Technology plays a key role here, especially if the firm has legal-specific, automated systems that can produce robust reports that allow for financial management and analysis. With best-in-class software and processes, the A/R department can glean insights into the performance and payment practices of the firm’s attorneys, vendors, and clients. Along with tracking attorneys’ utilization rates, collection realization rates, work-in-process billing and other information, the right accounting systems can produce analytics that demonstrate how attorneys are spending their time, and whether that time is being used in the most profitable way, on the clients that matter most.

The A/R department should also look to other critical metrics, such as the history of client payments, aged A/R, and average days outstanding for receivables, and to identify where resources are needed and cash flow can be improved.

Best Practices to Analyze Billing Data and Track KPIs

Once the A/R department has the software and processes in place, it is time to determine the best approaches to utilize that information and create and enhance strategies that support the firm’s goals and growth.

That includes customizing reports around clients’ different needs and billing requirements, such as alternative fee arrangements and hourly billing preferences. The firm should also identify and track critical KPIs (such as A/R over 30 days, realization rates, write-offs, and write-downs) to address those swiftly.

Making Digital Payments Easy for Clients

The next step is to consider what clients need. While many law firms and businesses are cautiously beginning to explore returning to the office, many aspects of work from home culture and the virtual environment will last into the future. Instituting electronic invoices with easy payment options is one way to improve payment processes and improve client relations. That includes allowing for digital payments if firms don’t already offer that option.

With digital payment platforms, clients no longer need to manually write out credit card information and mail off invoices or take time out of their day to phone someone in A/R with those details. And in a busy office environment, it eliminates the risk of communication gaps resulting in misapplied payments.  With a digital platform, clients can log in online to quickly and conveniently pay their invoices.

Mitigating Risk and Strengthening Security

However, the last thing any law firm wants is a security breach that could expose client credit card data to hackers. Such a breach could permanently damage law firm relationships and reputations, as well as have severe financial repercussions.

When law firms open the door to digital payment options, they must also institute best-in-class data security measures. Law firms, like other businesses that accept credit cards, must comply with the Payment Card Industry Data Security Standards, or PCI. These outline strict standards around how firms can accept credit cards and store data.

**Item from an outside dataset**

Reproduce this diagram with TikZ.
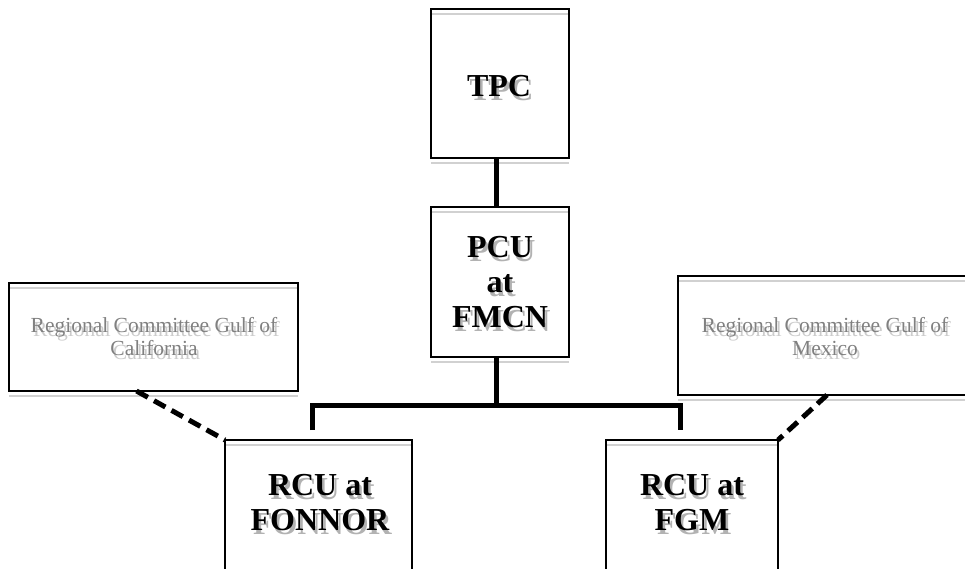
\documentclass[tikz,border=0pt]{standalone}
\usepackage{fontspec}
\setmainfont{Liberation Serif}
\usetikzlibrary{calc}
\tikzset{
  box/.style={draw, line width=2pt, inner sep=0pt, outer sep=0pt},
  shline/.style={draw=black!18, line width=2pt},
  big/.style={font=\fontsize{32}{35}\selectfont\bfseries, align=center, inner sep=0pt},
  bigsh/.style={big, text=black!30},
  small/.style={font=\fontsize{21.5}{23}\selectfont, align=center, inner sep=0pt, text=black!50},
  smallsh/.style={small, text=black!20},
  conn/.style={line width=5pt},
  dconn/.style={line width=5pt, dash pattern=on 13pt off 7pt},
}
\newcommand\shtxt[5]{%
  \node[#2sh] (#1s) at (#3+2.5,#4+4) {#5};
  \node[#2] (#1) at (#3,#4) {#5};}
\newcommand\topshade[1]{\draw[shline] ([yshift=-5pt,xshift=1pt]#1.north west) -- ([yshift=-5pt,xshift=-1pt]#1.north east);}
\newcommand\botshade[1]{\draw[shline] ([yshift=-5pt]#1.south west) -- ([yshift=-5pt]#1.south east);}
\begin{document}
\begin{tikzpicture}[x=1pt,y=-1pt]
\useasboundingbox (0,0) rectangle (965,569);
\clip (0,0) rectangle (965,569);
% text with shadows
\shtxt{tpct}{big}{499}{86}{TPC}
\shtxt{pcut}{big}{500}{282}{PCU\\at\\FMCN}
\shtxt{font}{big}{320}{503}{RCU at\\FONNOR}
\shtxt{fgmt}{big}{692}{503}{RCU at\\FGM}
\shtxt{gcalt}{small}{154}{337}{Regional Committee Gulf of\\California}
\shtxt{gmext}{small}{825}{337}{Regional Committee Gulf of\\Mexico}
% boxes
\node[box, minimum width=138pt, minimum height=149pt] (tpc) at (500,83.5) {};
\node[box, minimum width=138pt, minimum height=150pt] (pcu) at (500,282) {};
\node[box, minimum width=187pt, minimum height=150pt] (fon) at (318.5,515) {};
\node[box, minimum width=172pt, minimum height=150pt] (fgm) at (692,515) {};
\node[box, minimum width=289pt, minimum height=108pt] (gcal) at (153.5,337) {};
\node[box, minimum width=294pt, minimum height=119pt] (gmex) at (825,335.5) {};
% shading lines
\topshade{tpc}\botshade{tpc}
\topshade{pcu}\botshade{pcu}
\topshade{fon}\topshade{fgm}
\topshade{gcal}\botshade{gcal}
\topshade{gmex}\botshade{gmex}
% connectors
\coordinate (busmid) at (496,405);
\coordinate (busL) at (312,405);
\coordinate (busR) at (680,405);
\coordinate (dropL) at (312,430);
\coordinate (dropR) at (680,430);
\draw[conn] ([xshift=-4pt]tpc.south) -- ([xshift=-4pt]pcu.north);
\draw[conn] ([xshift=-4pt]pcu.south) -- (busmid);
\draw[conn] (dropL) -- (busL) -- (busR) -- (dropR);
\draw[dconn] ([xshift=-17pt]gcal.south) -- (fon.north west);
\draw[dconn] ([xshift=2pt]gmex.south) -- (fgm.north east);
\end{tikzpicture}
\end{document}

According to the PCI Security Standards Council, PCI involves a three-step process of assessing, remediating, and reporting. “PCI compliance is a continuous process,” according to the organization, a global forum that brings together payment industry stakeholders to develop and drive adoption of data security standards and resources for safe payments worldwide.

These risks can also be mitigated by using a third-party payment platform that already meets these PCI standards. These third parties can also offer robust reporting capabilities that make payment processing and accurate A/R application simpler and more efficient.


The challenges of getting paid are not new ones. But today, processing invoices presents new challenges as economic uncertainty continues. With the right tools, data, and approaches, A/R departments can be instrumental in helping improve payment rates, achieve the firm’s goals, and boost client satisfaction.